Коза-дереза | страница 24



Козьи уловки были мне известны. В обеденную дойку, в зной я искал ее в старых разоренных амбарах, где она спасалась от солнца, или в заброшенных, схлестнувшихся кронами садах. По вечерам она любила забираться на машинный стан, где между разломанными тракторами и сеялками густо рос бурьян. В дни уборки она могла пробраться на ток, где сгружали зерно; это было очень опасно, потому что на ток наезжало начальство.

Осенью я искал ее на перепаханных огородах, где могла попадаться картошка.

Картошку у нас ох как копали — старатели и археологи свое золото так не копают! Руками перерывали, просеивали землю чуть не на локоть вглубь. Тракторной распашки не любили: трактор запахивает! это как в колхозе получается! Подбирали за сохой, которая только раздваивала грядку. И до сих пор помню боль в плечевых суставах от тех круговых кротовых гребков, которыми роются в черноземе. И все же иные картофелины оставались в земле, и потом то ли из-за усадки грунта, то ли по какой другой причине объявлялись на поверхности. Коза искала эту картошку, а я искал козу.

Параллельно со мной мерила огороды, искала свою животину бабка Тюха. Гнусаво и нарочито громко она звала: Кать, Кать, Кать! или объявляла в пространство:

— Опять на деревню пробежала! На деревню — значит, мимо дома, потому что стадо обычно вгоняли с Тюхиной стороны. Но козе это удавалось редко, и все мы хорошо знали бабкину хитрость: гулять по огородам будто бы за козой, а на самом деле — за картошкой. Пройдет этак вдоль всей деревни, глядишь — полфартука наберет, и резаных, и зеленых, которые только наполовину в земле росли и которые есть нельзя. Уже в сумерках Тюха возвращается с подолом картох и без козы, а прислушаешься — коза-то у нее давно в закуте блеет, не доенная. Грехи наши тяжкие.

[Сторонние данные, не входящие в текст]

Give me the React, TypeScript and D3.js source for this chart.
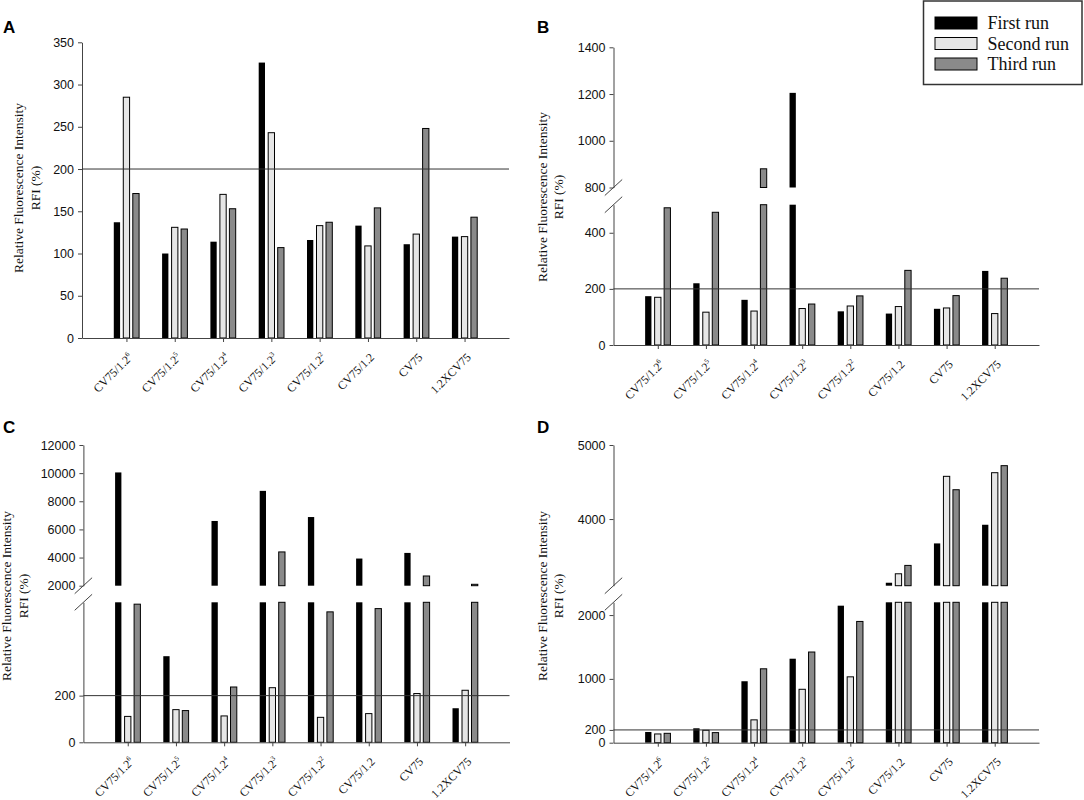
import React, { useEffect, useRef } from "react";
import * as d3 from "d3";

// groups on the x axis ("^" marks the exponent that is drawn as superscript)
const categories = [
  "CV75/1.2^6",
  "CV75/1.2^5",
  "CV75/1.2^4",
  "CV75/1.2^3",
  "CV75/1.2^2",
  "CV75/1.2",
  "CV75",
  "1.2XCV75",
];
const seriesNames = ["First run", "Second run", "Third run"];

// panel A
const aFirst = [137, 100, 114, 326, 116, 133, 111, 120];
const aSecond = [285, 131, 170, 243, 133, 109, 123, 120];
const aThird = [171, 129, 153, 107, 137, 154, 248, 143];
const aTicks = [0, 50, 100, 150, 200, 250, 300, 350];

// panel B
const bFirst = [174, 220, 161, 1205, 120, 112, 129, 264];
const bSecond = [170, 117, 121, 130, 139, 137, 132, 112];
const bThird = [489, 473, 880, 146, 175, 266, 176, 238];
const bLowTicks = [0, 200, 400];
const bHighTicks = [800, 1000, 1200, 1400];

// panel C
const cFirst = [10050, 369, 6600, 8740, 6880, 3930, 4330, 146];
const cSecond = [111, 140, 113, 234, 107, 123, 209, 223];
const cThird = [592, 136, 237, 4400, 559, 573, 2690, 2100];
const cLowTicks = [0, 200];
const cHighTicks = [2000, 4000, 6000, 8000, 10000, 12000];

// panel D
const dFirst = [168, 226, 963, 1316, 2147, 3140, 3671, 3923];
const dSecond = [137, 195, 358, 837, 1032, 3261, 4577, 4626];
const dThird = [147, 158, 1158, 1421, 1900, 3374, 4396, 4721];
const dLowTicks = [0, 200, 1000, 2000];
const dHighTicks = [4000, 5000];

const threshold = 200;

const fills = ["#000000", "#e6e6e6", "#8a8a8a"];
const serif = "'Liberation Serif', 'Times New Roman', serif";
const sans = "'Liberation Sans', Arial, sans-serif";

interface Segment {
  domain: [number, number];
  range: [number, number];
  ticks: number[];
}

interface Panel {
  letter: string;
  letterX: number;
  letterY: number;
  x0: number;
  x1: number;
  titleX: [number, number];
  titleY: number;
  series: number[][];
  segments: Segment[];
}

const panels: Panel[] = [
  {
    letter: "A",
    letterX: 3,
    letterY: 33,
    x0: 82,
    x1: 509,
    titleX: [23, 39.5],
    titleY: 188,
    series: [aFirst, aSecond, aThird],
    segments: [{ domain: [0, 350], range: [338, 42.3], ticks: aTicks }],
  },
  {
    letter: "B",
    letterX: 537,
    letterY: 33,
    x0: 613.5,
    x1: 1039,
    titleX: [546.5, 563],
    titleY: 197,
    series: [bFirst, bSecond, bThird],
    segments: [
      { domain: [0, 500], range: [345, 204.7], ticks: bLowTicks },
      { domain: [800, 1400], range: [187.5, 47.3], ticks: bHighTicks },
    ],
  },
  {
    letter: "C",
    letterX: 3,
    letterY: 433,
    x0: 83.4,
    x1: 509.5,
    titleX: [10.5, 28],
    titleY: 596,
    series: [cFirst, cSecond, cThird],
    segments: [
      { domain: [0, 600], range: [742.3, 602.3], ticks: cLowTicks },
      { domain: [2000, 12000], range: [585.7, 445], ticks: cHighTicks },
    ],
  },
  {
    letter: "D",
    letterX: 537,
    letterY: 433,
    x0: 613.5,
    x1: 1039,
    titleX: [546.5, 563],
    titleY: 596,
    series: [dFirst, dSecond, dThird],
    segments: [
      { domain: [0, 2200], range: [742.7, 602.3], ticks: dLowTicks },
      { domain: [3100, 5000], range: [585.7, 445], ticks: dHighTicks },
    ],
  },
];

const App: React.FC = () => {
  const svgRef = useRef<SVGSVGElement>(null);

  useEffect(() => {
    const svg = d3.select(svgRef.current);
    svg.selectAll("*").remove();

    panels.forEach((p) => {
      const g = svg.append("g");

      const x = d3
        .scalePoint<string>()
        .domain(categories)
        .range([p.x0, p.x1])
        .padding(0.92);
      const xs = d3
        .scaleBand<number>()
        .domain([0, 1, 2])
        .range([-12.65, 12.65])
        .paddingInner(0.337);

      const segs = p.segments.map((s) => ({
        ...s,
        y: d3.scaleLinear().domain(s.domain).range(s.range),
      }));
      const y0 = segs[0].y(0);

      // bars, split over the axis segments
      p.series.forEach((values, k) => {
        values.forEach((v, i) => {
          segs.forEach((s) => {
            const lo = s.domain[0];
            if (v <= lo) return;
            const top = Math.min(v, s.domain[1]);
            g.append("rect")
              .attr("x", x(categories[i])! + xs(k)!)
              .attr("y", s.y(top))
              .attr("width", xs.bandwidth())
              .attr("height", s.y(lo) - s.y(top))
              .attr("fill", fills[k])
              .attr("stroke", "#000")
              .attr("stroke-width", k === 0 ? 0 : 1);
          });
        });
      });

      // y axis segments
      segs.forEach((s) => {
        const ax = g
          .append("g")
          .attr("transform", `translate(${p.x0},0)`)
          .call(
            d3
              .axisLeft(s.y)
              .tickValues(s.ticks)
              .tickFormat(d3.format("d"))
              .tickSize(4)
              .tickSizeOuter(0)
              .tickPadding(4)
          );
        ax.selectAll("path, line").attr("stroke", "#444");
        ax.selectAll("text")
          .attr("font-family", sans)
          .attr("font-size", 12.5)
          .attr("fill", "#111");
      });

      // break marks
      if (segs.length > 1) {
        [segs[0].range[1], segs[1].range[0]].forEach((yb) => {
          g.append("line")
            .attr("x1", p.x0 - 8.7)
            .attr("y1", yb + 8)
            .attr("x2", p.x0 + 8.7)
            .attr("y2", yb - 8)
            .attr("stroke", "#444");
        });
      }

      // x axis
      const xa = g
        .append("g")
        .attr("transform", `translate(0,${y0})`)
        .call(
          d3
            .axisBottom(x)
            .tickSize(4)
            .tickSizeOuter(0)
            .tickFormat(() => "")
        );
      xa.selectAll("path, line").attr("stroke", "#444");

      // 200% line
      g.append("line")
        .attr("x1", p.x0)
        .attr("x2", p.x1)
        .attr("y1", segs[0].y(threshold))
        .attr("y2", segs[0].y(threshold))
        .attr("stroke", "#333");

      // category labels
      categories.forEach((c) => {
        const [base, exp] = c.split("^");
        const t = g
          .append("text")
          .attr("transform", `translate(${x(c)! + 7},${y0 + 20}) rotate(-45)`)
          .attr("text-anchor", "end")
          .attr("font-family", serif)
          .attr("font-size", 11.8)
          .attr("fill", "#111");
        t.append("tspan").text(base);
        if (exp) {
          t.append("tspan").attr("dy", -5).attr("font-size", 7).text(exp);
        }
      });

      // axis title
      const title = g
        .append("g")
        .attr("font-family", serif)
        .attr("font-size", 13.5)
        .attr("fill", "#111")
        .attr("text-anchor", "middle");
      title
        .append("text")
        .attr("transform", `translate(${p.titleX[0]},${p.titleY}) rotate(-90)`)
        .text("Relative Fluorescence Intensity");
      title
        .append("text")
        .attr("transform", `translate(${p.titleX[1]},${p.titleY}) rotate(-90)`)
        .text("RFI (%)");

      // panel letter
      g.append("text")
        .attr("x", p.letterX)
        .attr("y", p.letterY)
        .attr("font-family", sans)
        .attr("font-weight", "bold")
        .attr("font-size", 17)
        .text(p.letter);
    });

    // legend
    const lg = svg.append("g");
    lg.append("rect")
      .attr("x", 923.5)
      .attr("y", 1)
      .attr("width", 158.5)
      .attr("height", 83.5)
      .attr("fill", "#fff")
      .attr("stroke", "#333")
      .attr("stroke-width", 1.5);
    seriesNames.forEach((name, k) => {
      lg.append("rect")
        .attr("x", 935)
        .attr("y", 17 + k * 20.5)
        .attr("width", 42)
        .attr("height", 12)
        .attr("fill", fills[k])
        .attr("stroke", "#000")
        .attr("stroke-width", 1);
      lg.append("text")
        .attr("x", 987.5)
        .attr("y", 29 + k * 20.5)
        .attr("font-family", serif)
        .attr("font-size", 18)
        .attr("fill", "#111")
        .text(name);
    });
  }, []);

  return (
    <div>
      <svg
        ref={svgRef}
        width={1084}
        height={800}
        style={{ position: "absolute", left: 0, top: 0, background: "#fff" }}
      ></svg>
    </div>
  );
};

export default App;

Что принесла Тюхе ее жадность? А ничего не принесла. В тюрьме за самогонку сидела, воровкой слыла, а богатства Бог не дал, потому что разбогатеть в деревне было невозможно: что особенного сопрешь кроме ведра картошки да мешка свекольной ботвы? А может, Тюха не ради богатства под народное осуждение шла, а из азарта. Может, то была наследственная болезнь? Ведь у нее и отец вором был! Да-да, ведь это он холсты украл и в нашем доме спрятал. Дом тогда был еще недостроенным, дед Сашу еще не отделил, а ключи от стройки отдал Тюхиному отцу — он-де вор, а вор у самого себя не украдет. Как холсты пропали, так мужики и решили: кому ж еще спереть, нас один вор на деревне. Приходят, стало быть, к этому самому Тюхиному папаше и ведут обыск, но ничего не находят. А староста догадался. Погоди, говорит, ведь он соседа избу сторожит! А ну давай ключи! И точно — нашли холсты на потолке. Тогда, рассказывала мне бабушка, привязали оного Тюхиного отца к телеге и повезли по улицам, мимо всех пятисот дворов. И каждый хозяин, выходя от крыльца своего, бил этого вора кнутом. Как же, у всех кнуты были, потому что лошадей держали. Сделали крут по всему селу, привезли обратно, да и свалили под порог. Вот страсти какие.